Asher Humphries will make an appearance in Book 3 of the James Blakiston Series (A Just and Upright Man is Book 1). Asher was born about 1711 and died before 1777; he crammed a lot into those sixty-odd years including two wives and at least three children. Asher wrote his will in 1776 but Administration was not granted until 1792, after the death of his widow, Sarah. He gives the usual instructions about payment of any debts he may leave behind; after that, “I give and bequeath all my Goods, Chattels and Personal Estate whatsoever to my dear wife, Sarah, during her life and after her decease, I give and bequeath the same, or such part thereof as will be undisposed of unto my three children Ann, Charles and Asher, equally to be divided between them.”
What the writer in me finds interesting about this is that one of those three children who split the inheritance equally was illegitimate and in the eighteenth century a rich man’s bastards did not always fare as well as Charles did. (The fact that Asher later married Charles’s mother may have helped, but at that time you didn’t stop being a bastard just because your parents had married after you were born).
What alerted me to Charles’s illegitimacy was the following Bastardy Bond:
Know all men by these presents that I Asher Humphreys of Titchfield in the County of South’Ton Gentleman am held and firmly bound to Frances Lunn, Jospeh Taylor & James Whottam Churchwardens of the parish of Titchfield aforesaid & to James Cooper, Edward Monday & John Whottam Overseers of the Poor of the said Parish in One hundred pounds of lawful money of great Britain to be paid to them the said Churwardens & Overseers of the Poor or their successors To which payment well and truly to be made I bind myself my heirs executors & administrators firmly by these presents sealed with my seal, dated the fourteenth day of January in the fifth year of the reign of our sovereign Lord King George the third and in the year of our Lord 1765.
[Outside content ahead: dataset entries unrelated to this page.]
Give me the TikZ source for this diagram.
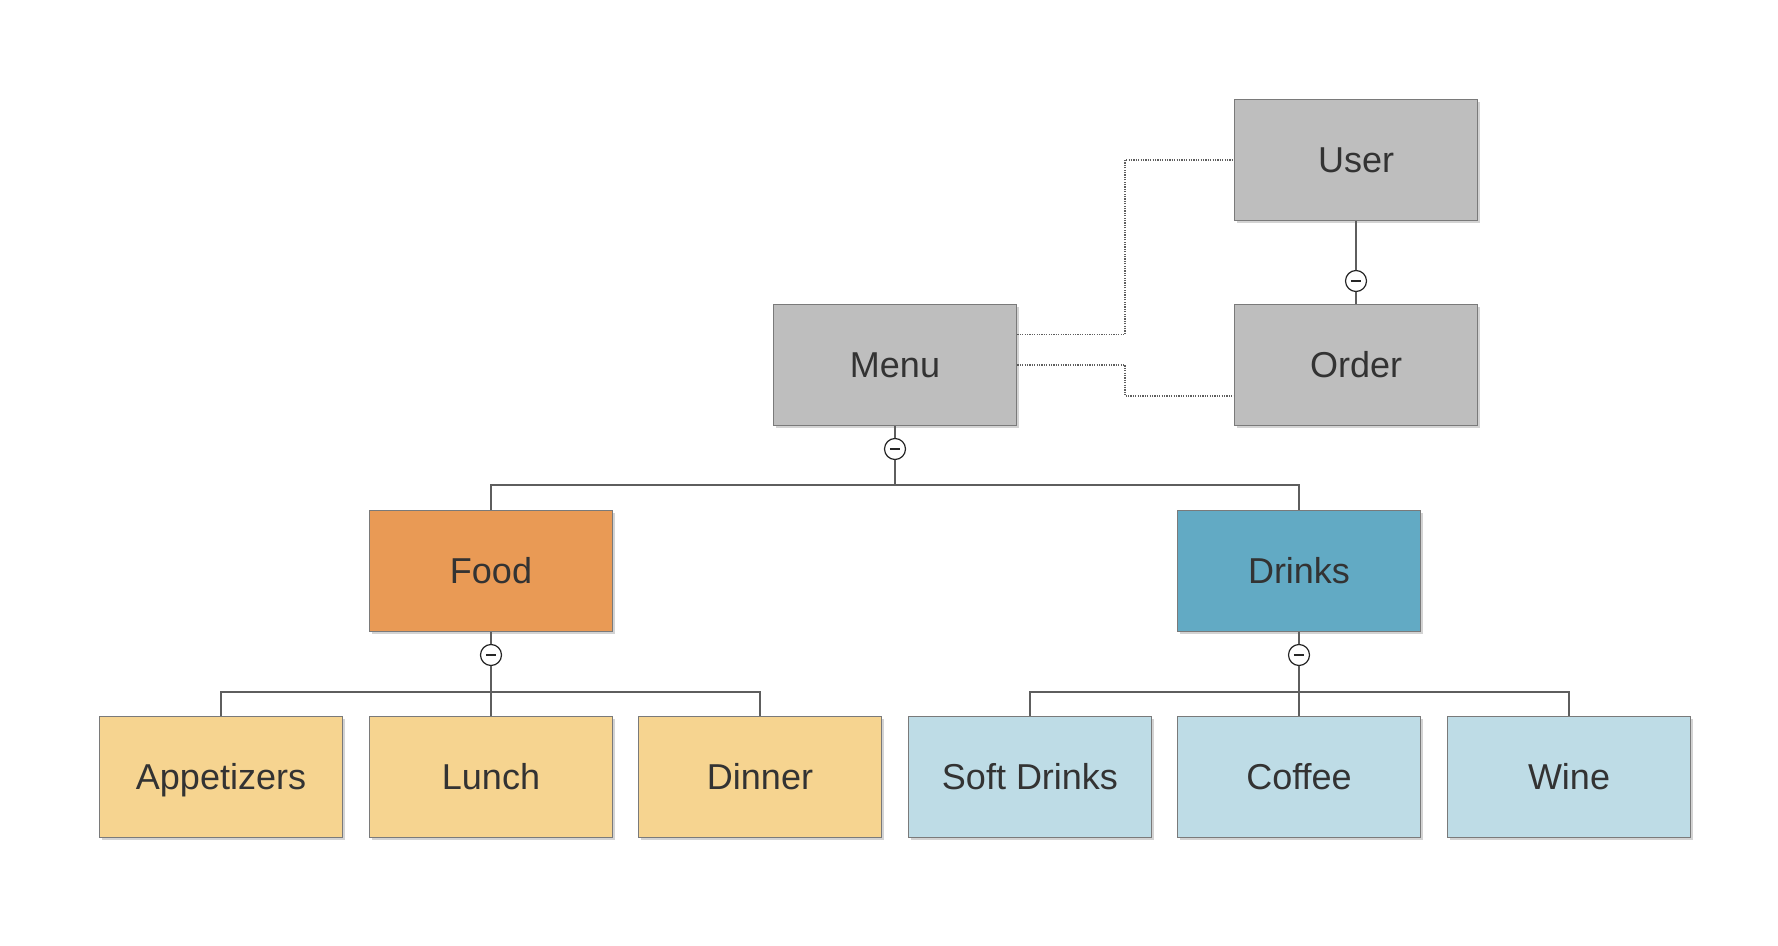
\documentclass[tikz,border=0pt]{standalone}
\usepackage{fontspec}
\setmainfont{Liberation Sans}
\usetikzlibrary{shadows}

\definecolor{boxgrey}{HTML}{BEBEBE}
\definecolor{boxline}{HTML}{7A7A7A}
\definecolor{linegrey}{HTML}{5E5E5E}
\definecolor{textgrey}{HTML}{333333}
\definecolor{foodorange}{HTML}{E99A55}
\definecolor{foodlight}{HTML}{F6D490}
\definecolor{drinkblue}{HTML}{62AAC4}
\definecolor{drinklight}{HTML}{BEDCE6}

\tikzset{
    box/.style={draw=boxline, line width=0.9pt, minimum width=121.5pt,
        minimum height=60.5pt, inner sep=0pt, text=textgrey,
        text height=12.9pt, text depth=0pt,
        font=\fontsize{18}{20}\selectfont,
        drop shadow={shadow xshift=1.4pt, shadow yshift=-1.4pt, opacity=0.35}},
    greybox/.style={box, fill=boxgrey},
    foodbox/.style={box, fill=foodorange},
    fooditem/.style={box, fill=foodlight},
    drinkbox/.style={box, fill=drinkblue},
    drinkitem/.style={box, fill=drinklight},
    fold/.style={circle, draw=black!85, fill=white, line width=0.6pt,
        minimum size=10.5pt, inner sep=0pt,
        path picture={\draw[line width=0.9pt]
            ([xshift=-2.6pt]path picture bounding box.center) --
            ([xshift=2.6pt]path picture bounding box.center);}},
    link/.style={draw=linegrey, line width=0.9pt},
    dotlink/.style={draw=linegrey, line width=0.8pt, dash pattern=on 0.6pt off 0.6pt}
}

\begin{document}
\begin{tikzpicture}[x=0.5pt, y=-0.5pt]
    \useasboundingbox (0,0) rectangle (1778,946);

    % top part
    \node[greybox] (user)  at (1356,160) {User};
    \node[greybox] (order) at (1356,365) {Order};
    \node[greybox] (menu)  at (895,365)  {Menu};

    % second row
    \node[foodbox]  (food)   at (491,571)  {Food};
    \node[drinkbox] (drinks) at (1299,571) {Drinks};

    % leaves
    \node[fooditem]  (appetizers) at (221,777)  {Appetizers};
    \node[fooditem]  (lunch)      at (491,777)  {Lunch};
    \node[fooditem]  (dinner)     at (760,777)  {Dinner};
    \node[drinkitem] (softdrinks) at (1030,777) {Soft Drinks};
    \node[drinkitem] (coffee)     at (1299,777) {Coffee};
    \node[drinkitem] (wine)       at (1569,777) {Wine};

    % folding circles and bus points
    \node[fold] (userfold)  at (1356,281) {};
    \node[fold] (menufold)  at (895,449)  {};
    \node[fold] (foodfold)  at (491,655)  {};
    \node[fold] (drinkfold) at (1299,655) {};
    \coordinate (menubus)  at (895,485);
    \coordinate (foodbus)  at (491,692);
    \coordinate (drinkbus) at (1299,692);
    \coordinate (jog) at (1125,0);
    \coordinate (menuout) at ([yshift=15.25pt]menu.east);
    \coordinate (orderin) at ([yshift=-15.5pt]order.west);

    \draw[link] (user) -- (userfold) -- (order);

    \draw[link] (menu) -- (menufold) -- (menubus);
    \draw[link] (food.north) |- (menubus) -| (drinks.north);

    \draw[link] (food) -- (foodfold) -- (lunch);
    \draw[link] (appetizers.north) |- (foodbus) -| (dinner.north);

    \draw[link] (drinks) -- (drinkfold) -- (coffee);
    \draw[link] (softdrinks.north) |- (drinkbus) -| (wine.north);

    % dotted links
    \draw[dotlink] (menuout) -| (jog |- user.west) -- (user.west);
    \draw[dotlink] (menu.east) -| (jog |- orderin) -- (orderin);
\end{tikzpicture}
\end{document}
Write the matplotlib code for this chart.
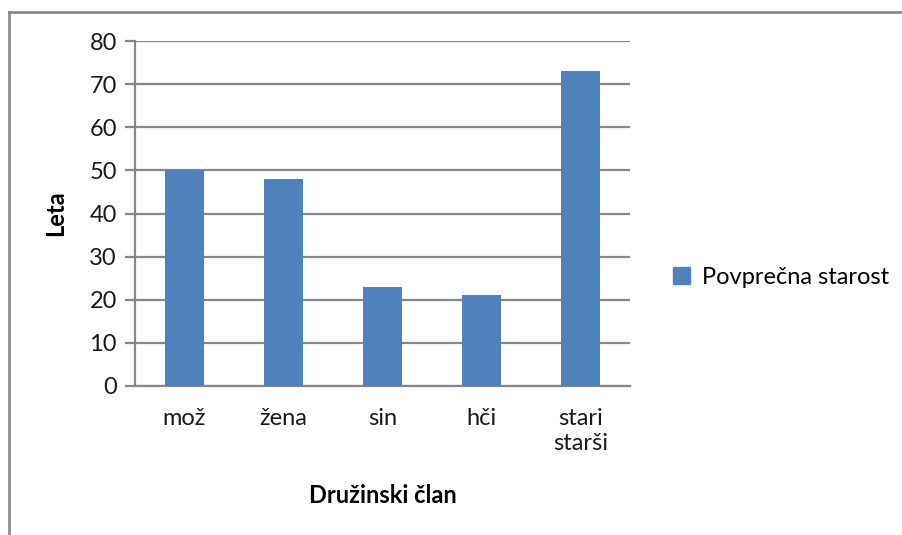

The Condition of this obligation is such that if the above bounden Asher Humphreys his heirs assigns or administrators do and shall from time to time and shall times hereafter save harmless and keep indemnified the above named Church wardens and Overseers of the Poor and their successors and all and every the Parishioners and Inhabitants of this Parish of Titchfield above mentioned from all costs charges and trouble whatsoever of maintaining and educating the natural son of the said Asher Humphreys named Charles aged two years and upwards which he hath by Sarah Lock and from all suits claims and demands whatsoever relating to his said Son, then this Obligation shall be void, otherwise the same shall remain in full force and virtue.
Asher Humphreys <SEAL>
Charles was born in 1765. It seems almost unbelievable now that in 1777—at the age of 12—he was articled as a clerk with the intention that he should become a lawyer; but here are the Articles of Clerkship:
Asher Humphreys junior also became a lawyer; in fact, when his time came, he was articled to Charles who was by then an Attorney at the King’s Bench, so the family relationship between legitimate and illegitimate heir seems to have been warm enough. Junior’s life, too, has all it needs to make a book—and his daughter, Elizabeth, married into the Attride family. The Attrides were a rum lot indeed; I’ll deal with them another time.